Ce même décret précise que le refus de se soumettre au test est puni de six mois de prison et d’une amende allant de 200 à 500 dinars, ou de l’une des deux peines, en vertu de l’article 87 du Code de la route.
Les appareils sont actuellement importés et stockés, en attente d’une réforme autorisant leur homologation. Il en va de même pour les dispositifs de dépistage de drogues. Ces réformes doivent être votées par les députés.
“Le but n’est pas de restreindre les libertés mais de lutter contre les ravages liés à l’alcool et aux stupéfiants au volant”, insiste Samia Massoud.

Et de préciser : “C’est aux députés de fixer les modalités d’utilisation des tests de drogues et les personnes concernées”. Avant de conclure : “On ne sait jamais, cela peut être rapidement adopté”.
Lutte antidrogue : outil de propagande politique ?

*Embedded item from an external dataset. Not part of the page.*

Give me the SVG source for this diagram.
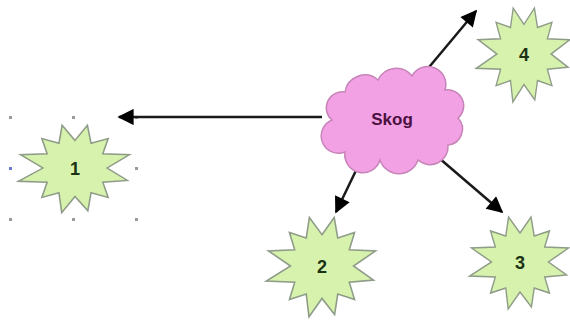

Le président de la République, Kais Saied, a fait de la question des drogues un outil de communication politique. Dans le sillage de ses discours appelant à la lutte contre les stupéfiants, la répression des consommateurs s’est intensifiée.
“Il est vrai que certains barons du trafic ont été arrêtés. Mais il y a aussi un acharnement contre les petits consommateurs. On a vu des gens arrêtés pour une simple feuille à rouler ou un filtre en carton (‘cala’) trouvé dans un paquet de cigarettes”, déplore Nawres Zoghbi Douzi, coordinatrice de l’Alliance pour la Sécurité et les Libertés (ASL), dans un entretien avec Nawaat.
Cette campagne touche toutes les couches sociales, y compris les jeunes sans antécédents judiciaires, ajoute-t-elle.
Nawres Zoghbi Douzi s’interroge également sur l’autorité habilitée à effectuer ces tests, à savoir les agents du ministère de l’Intérieur, ainsi que sur l’usage des données ADN collectées et sur le degré de fiabilité de ces tests.
Elle exprime aussi son inquiétude face à l’approche quantitative adoptée par les forces de l’ordre en matière de répression, surtout dans un contexte où le pouvoir privilégie systématiquement des mesures sécuritaires.

En juin, le ministère de l’Intérieur a publié sur sa page Facebook un spot visant à sensibiliser les jeunes aux dangers de la consommation de drogues. Indépendamment de la qualité de la vidéo elle-même, le contenu reflète une vision réductrice de l’État en matière de lutte contre l’addiction.
Les consommateurs y sont présentés comme de potentiels criminels, des individus dangereux errant dans la société, ce qui ne peut que renforcer la stigmatisation à leur égard. Par ailleurs, les facteurs plus profonds expliquant cette consommation sont largement marginalisés.
Au-delà des enjeux relatifs aux libertés individuelles, la généralisation des tests de dépistage de drogues dans l’espace public pourrait ouvrir une véritable boîte de Pandore. Elle risque en effet d’alimenter les pratiques de corruption au sein des forces de l’ordre, dans un contexte où certains hauts gradés de la police sont eux-mêmes impliqués dans des affaires de trafic de stupéfiants.
Cette logique répressive porte également en elle le danger de discriminations systémiques, visant en particulier les habitants des quartiers populaires, déjà stigmatisés et surexposés au contrôle policier.
Alors que le phénomène de l’addiction gagne en ampleur, les centres spécialisés dans sa prise en charge restent extrêmement rares. La stigmatisation freine également les consommateurs dans leur accès aux soins. Face aux lacunes en matière de prise en charge sanitaire et socio-économique, la question se pose sur la véritable volonté du pouvoir dans la guerre qu’il prétend mener contre les stupéfiants.